I’ve just returned from a run in glorious, glorious early evening sunshine. I ran around the circumference of Hampstead Heath again, and I’ve seldom seen it look so beautiful. I’ve had a nice, hot bubbly bath, and am sitting at the kitchen table with the window open. A cool breeze is making my skin tingle.
Our trip to Brighton yesterday has very much put a spring in my step, as did a nice, long catch-up on the phone with Fiona in Texas, where it’s apparently too hot to leave the house beyond 9am at the moment!
Philippa has been at the dentists today having surgery on her gums, and tells me she can’t eat solids for two weeks as a result. I pity her, and can’t think of anything more miserable than eating baby food, jelly, soup and porridge for a fortnight. Good way to lose weight though, thinking on...
I did a full day’s work today on my brass band reduction of the last movement of the Symphony for Yorkshire. I’m very much enjoying the process, and forcing myself to write in extraordinary detail, which is very good for me. Less good for me was the mother and baby group who met on the sofas at Costa this morning. The babies were all a little hot and tired and one of the Mum’s kept talking to her child in a voice which sounded like Michael Jackson, and was was going through me ever more than the constant wails and shrieks that her little monster was making. “What’s the matter, Bubba?” she said repeatedly, as though her one year-old was going to answer, “well actually, Mummy, I’m bored out of my tiny mind by the excessively dull conversations you’re having with your friends. You’re not giving me enough attention, I don't like the top you're wearing, which is why I keep throwing up on it - and please don’t call me Bubba!” Instead the mother said laughingly, “you really hate it here don’t you, Bubba?” And I wondered at that point why she continued to drag the poor little fella to the cafe...

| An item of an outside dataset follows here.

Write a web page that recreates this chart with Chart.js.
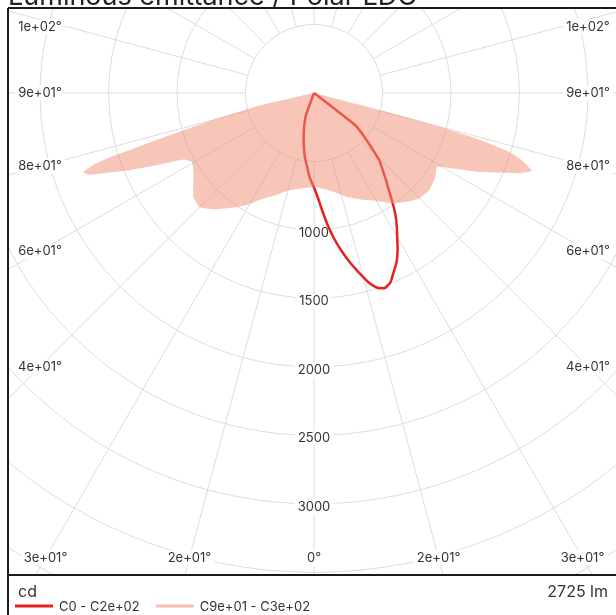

Personally, I think he was freaked out by one of the other mummies who sounded like a posh android sucking a lemon sherbet whilst singing into a vocoder. I’m not sure I’ve ever heard a woman with such a peculiar voice. Her child will grow up ashamed.
Thursday 4th July, 1661, and Pepys went to the King’s Theatre to see Killigrew’s Claracilla being performed. He described it as “well acted” but wrote how sad it was that the theatre was no longer “thronged.” The opening of the all-singing, all-dancing “Opera” in Lincoln’s Inn, had done for it. In fact, it would close within two years. "That's entertainment!" (As Simon Cowell has taken to saying in the most irritating voice every time someone accuses him of being a power-crazy tw*t.)
Pepys heard more news from his father in Huntingdonshire; his Uncle Robert was still ill and still having fits of “stupefaction” which is a word I adore and may well start to use.
In the evening, Pepys went to the Exchange, and then out drinking with his Uncle Wright to the Mitre pub. They were very merry, but Wight was annoyed that Pepys’ father had gone to Huntingdon without telling him..
Pepys also met Mr Batersby, the apothecary at the pub, and the two men got into a chat about “emerods” – or haemorrhoids – Batersby claiming that the best cure for the condition was allowing leeches to suck blood where the sun tends not to shine. Gross.